Without any pictures, restate the lines from the one containing "Rebuild this chart" to the one containing "from matplotlib import font_manager", word for word, ends included.

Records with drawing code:
-------------------------
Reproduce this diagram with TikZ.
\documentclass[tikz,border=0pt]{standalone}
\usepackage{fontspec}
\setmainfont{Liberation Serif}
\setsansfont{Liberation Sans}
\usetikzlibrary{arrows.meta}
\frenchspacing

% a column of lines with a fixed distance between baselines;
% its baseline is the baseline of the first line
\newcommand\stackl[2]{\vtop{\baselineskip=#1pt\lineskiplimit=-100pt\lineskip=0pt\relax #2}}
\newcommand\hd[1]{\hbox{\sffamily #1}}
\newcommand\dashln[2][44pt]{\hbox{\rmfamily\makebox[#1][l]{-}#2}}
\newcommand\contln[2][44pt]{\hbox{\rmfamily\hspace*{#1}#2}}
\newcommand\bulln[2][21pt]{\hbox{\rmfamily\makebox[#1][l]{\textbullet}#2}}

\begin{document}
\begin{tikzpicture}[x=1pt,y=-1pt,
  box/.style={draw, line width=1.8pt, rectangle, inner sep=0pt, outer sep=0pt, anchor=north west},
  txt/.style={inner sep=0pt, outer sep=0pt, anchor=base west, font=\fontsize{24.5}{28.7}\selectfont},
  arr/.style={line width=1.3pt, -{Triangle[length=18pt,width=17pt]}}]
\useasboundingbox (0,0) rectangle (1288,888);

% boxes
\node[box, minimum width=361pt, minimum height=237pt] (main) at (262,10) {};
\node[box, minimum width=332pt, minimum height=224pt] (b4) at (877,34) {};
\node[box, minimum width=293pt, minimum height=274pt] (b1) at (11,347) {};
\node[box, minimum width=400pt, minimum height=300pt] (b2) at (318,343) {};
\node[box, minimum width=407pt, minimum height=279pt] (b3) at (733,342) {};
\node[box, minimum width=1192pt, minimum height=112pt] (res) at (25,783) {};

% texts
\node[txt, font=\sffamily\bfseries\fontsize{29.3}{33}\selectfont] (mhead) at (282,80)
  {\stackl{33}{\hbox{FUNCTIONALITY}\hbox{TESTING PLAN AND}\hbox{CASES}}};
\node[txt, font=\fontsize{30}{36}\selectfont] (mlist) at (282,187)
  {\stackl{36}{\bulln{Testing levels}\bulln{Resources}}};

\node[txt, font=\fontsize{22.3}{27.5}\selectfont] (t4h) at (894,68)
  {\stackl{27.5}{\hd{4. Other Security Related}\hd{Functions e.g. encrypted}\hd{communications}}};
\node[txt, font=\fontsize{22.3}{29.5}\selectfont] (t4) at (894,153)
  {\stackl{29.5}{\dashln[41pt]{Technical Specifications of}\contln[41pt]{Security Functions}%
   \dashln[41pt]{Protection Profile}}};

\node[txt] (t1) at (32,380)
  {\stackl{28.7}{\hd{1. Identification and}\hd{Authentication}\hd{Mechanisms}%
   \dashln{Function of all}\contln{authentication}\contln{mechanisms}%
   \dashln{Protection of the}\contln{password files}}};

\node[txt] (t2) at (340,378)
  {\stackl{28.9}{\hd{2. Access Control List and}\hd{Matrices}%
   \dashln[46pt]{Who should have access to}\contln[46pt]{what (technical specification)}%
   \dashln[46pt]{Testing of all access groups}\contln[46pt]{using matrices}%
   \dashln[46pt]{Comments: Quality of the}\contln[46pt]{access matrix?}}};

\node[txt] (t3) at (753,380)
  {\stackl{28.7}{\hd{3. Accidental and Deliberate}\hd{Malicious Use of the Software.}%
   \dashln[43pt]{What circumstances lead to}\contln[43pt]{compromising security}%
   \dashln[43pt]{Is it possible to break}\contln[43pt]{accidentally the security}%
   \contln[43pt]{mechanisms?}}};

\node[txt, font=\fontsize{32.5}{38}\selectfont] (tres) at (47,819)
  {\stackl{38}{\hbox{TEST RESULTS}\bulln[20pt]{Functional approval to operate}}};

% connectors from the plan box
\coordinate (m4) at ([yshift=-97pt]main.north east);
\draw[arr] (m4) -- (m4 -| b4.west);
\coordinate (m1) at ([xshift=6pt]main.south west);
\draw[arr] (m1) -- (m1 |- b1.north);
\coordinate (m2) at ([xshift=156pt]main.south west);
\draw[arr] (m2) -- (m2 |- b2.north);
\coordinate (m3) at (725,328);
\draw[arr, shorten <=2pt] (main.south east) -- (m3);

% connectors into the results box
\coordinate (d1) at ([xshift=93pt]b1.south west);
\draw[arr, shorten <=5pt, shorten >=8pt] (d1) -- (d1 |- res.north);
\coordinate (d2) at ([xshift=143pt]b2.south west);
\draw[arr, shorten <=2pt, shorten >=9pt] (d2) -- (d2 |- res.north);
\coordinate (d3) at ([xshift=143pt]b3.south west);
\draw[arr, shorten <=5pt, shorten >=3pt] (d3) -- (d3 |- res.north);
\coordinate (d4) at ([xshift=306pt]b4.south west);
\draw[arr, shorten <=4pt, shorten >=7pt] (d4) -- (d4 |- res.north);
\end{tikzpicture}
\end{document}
-------------------------
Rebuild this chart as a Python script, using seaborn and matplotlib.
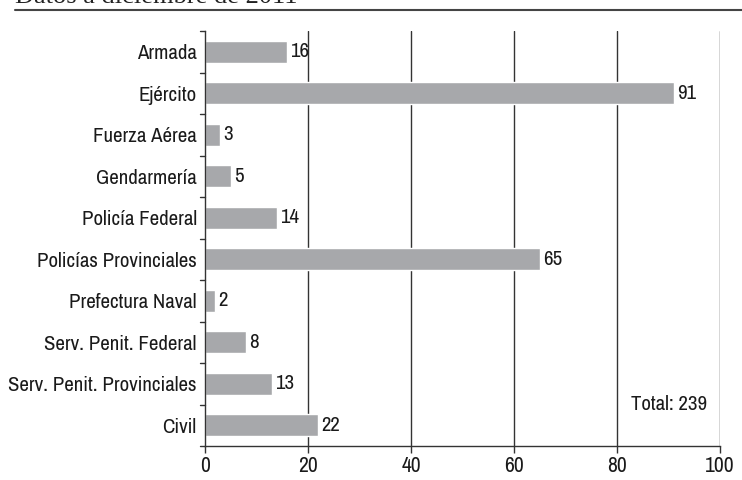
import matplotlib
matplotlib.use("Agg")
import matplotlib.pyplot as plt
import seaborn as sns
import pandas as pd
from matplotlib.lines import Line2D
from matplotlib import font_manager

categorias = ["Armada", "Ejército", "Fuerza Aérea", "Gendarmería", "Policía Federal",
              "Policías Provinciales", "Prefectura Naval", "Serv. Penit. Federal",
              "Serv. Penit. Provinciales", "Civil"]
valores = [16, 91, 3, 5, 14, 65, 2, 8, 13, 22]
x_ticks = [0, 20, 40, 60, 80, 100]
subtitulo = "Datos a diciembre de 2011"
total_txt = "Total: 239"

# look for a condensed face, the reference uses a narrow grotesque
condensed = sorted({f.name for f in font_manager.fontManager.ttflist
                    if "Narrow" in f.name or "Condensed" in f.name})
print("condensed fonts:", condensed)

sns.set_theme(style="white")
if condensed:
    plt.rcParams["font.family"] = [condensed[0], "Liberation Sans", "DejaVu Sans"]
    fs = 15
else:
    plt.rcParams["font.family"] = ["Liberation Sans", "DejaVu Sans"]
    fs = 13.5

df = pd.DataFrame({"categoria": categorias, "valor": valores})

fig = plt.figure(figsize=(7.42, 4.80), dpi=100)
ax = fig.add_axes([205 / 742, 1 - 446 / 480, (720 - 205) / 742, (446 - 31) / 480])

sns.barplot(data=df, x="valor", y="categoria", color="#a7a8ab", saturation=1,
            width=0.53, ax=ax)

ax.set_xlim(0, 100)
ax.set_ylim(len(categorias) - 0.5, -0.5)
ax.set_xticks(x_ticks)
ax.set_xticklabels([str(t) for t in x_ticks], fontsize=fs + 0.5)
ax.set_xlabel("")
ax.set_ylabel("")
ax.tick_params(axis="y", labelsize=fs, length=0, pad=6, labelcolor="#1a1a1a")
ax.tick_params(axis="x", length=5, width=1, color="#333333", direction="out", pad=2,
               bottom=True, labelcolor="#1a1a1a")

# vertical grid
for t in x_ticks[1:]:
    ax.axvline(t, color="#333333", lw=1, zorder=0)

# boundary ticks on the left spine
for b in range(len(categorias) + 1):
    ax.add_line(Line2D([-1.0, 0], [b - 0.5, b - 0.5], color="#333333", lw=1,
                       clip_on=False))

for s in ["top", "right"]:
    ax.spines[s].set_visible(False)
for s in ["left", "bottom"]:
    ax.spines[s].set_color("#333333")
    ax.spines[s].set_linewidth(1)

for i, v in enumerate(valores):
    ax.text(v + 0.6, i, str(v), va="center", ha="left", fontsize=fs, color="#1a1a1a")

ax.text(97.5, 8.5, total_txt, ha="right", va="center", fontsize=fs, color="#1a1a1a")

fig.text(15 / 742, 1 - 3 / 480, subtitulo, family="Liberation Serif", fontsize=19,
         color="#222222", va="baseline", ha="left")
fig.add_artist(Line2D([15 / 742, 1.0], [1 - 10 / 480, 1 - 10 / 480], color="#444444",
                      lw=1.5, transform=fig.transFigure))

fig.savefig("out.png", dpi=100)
-------------------------
ANSWER IN FULL:
Rebuild this chart as a Python script, using seaborn and matplotlib.
import matplotlib
matplotlib.use("Agg")
import matplotlib.pyplot as plt
import seaborn as sns
import pandas as pd
from matplotlib.lines import Line2D
from matplotlib import font_manager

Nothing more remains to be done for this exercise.